Мариам (ивр.מִרְיָם‏‎, Мирьям; в Септуагинте Μαριάμ, в Вульгате Maria), дочь Амрама и Иохаведы — Мириам-пророчица, старшая сестра Аарона и Моисея (Исх. 15:20).





Библия

Впервые Мириам упоминается в рассказе о раннем детстве Моисея. Когда его мать, в силу жестокого приказа фараона, не могла дольше держать у себя своего трёхмесячного мальчика и принуждена была оставить его на реке, старшая дочь Мириам издалека наблюдала за опущенным в Нил в корзине малюткой, и когда корзина с ребёнком была вытащена из воды дочерью фараона, сестра спасенного Моисея предложила царевне привести для него кормилицу из евреек. Привела она свою мать, которой и поручили вскормить собственного ребёнка (Исх. 2:1—9).

О жизни Мириам в Библии рассказывается мало. После чудесного перехода израильтян через Красное море пророчица Мириам пела гимн Господу во главе хора из плясавших и игравших на литаврах женщин (Исх. 15:20, 21). Далее рассказывается, что в наказание за ропот Мириам и Аарона по поводу женитьбы Моисея на эфиопке, Мириам была поражена проказой и вынуждена была быть изолированной на семь дней (Чис. 12).

Аарон вместе с Мариам подвергли сомнению единоличное право общения Моисея с Богом, и Господь повелел им троим явиться к скинии. «Сошёл Господь в облачном столпе», обвинив Аарона и Мириам в недоверии к Моисею «и воспламенился гнев Господа на них, и Он отошёл. И облако отошло от скинии, и вот, Мариам покрылась проказою, как снегом.
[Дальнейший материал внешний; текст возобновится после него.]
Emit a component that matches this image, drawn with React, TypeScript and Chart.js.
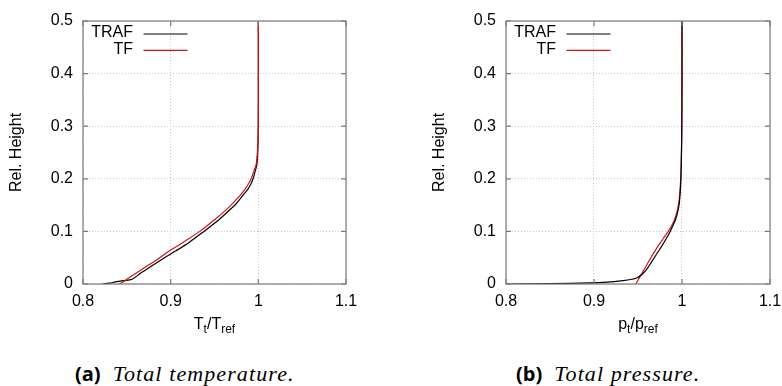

Аарон взглянул на Мариам, и вот, она в проказе» (Чис. 12:9).

Её пророческий дар, как и дар Аарона, ставится ниже пророческого дара Моисея (Чис. 12:5—8). Тем не менее она, наряду с Моисеем и Аароном, считается посланником Божиим для руководительства евреями во время их странствования по пустыне (Мих. 6:4).

Мириам умерла на 40-м году после Исхода из Египта в месте Кадеш, где и была похоронена (Чис. 20:1).

В еврейских преданиях

Мириам родилась в то время, когда египтяне притесняли евреев непосильными налогами (ср. Исх. 1:14), поэтому её имя может также означать «горькие».[1]

Она называлась также «Пуа» и, подобно своей матери, была повивальной бабкой[2], в возрасте пяти лет она была уже в состоянии помогать последней.[3]

Мириам имела смелость сказать фараону, что он может быть наказан Богом за жестокое отношение к Израилю, чем подвергла свою жизнь большой опасности.[4]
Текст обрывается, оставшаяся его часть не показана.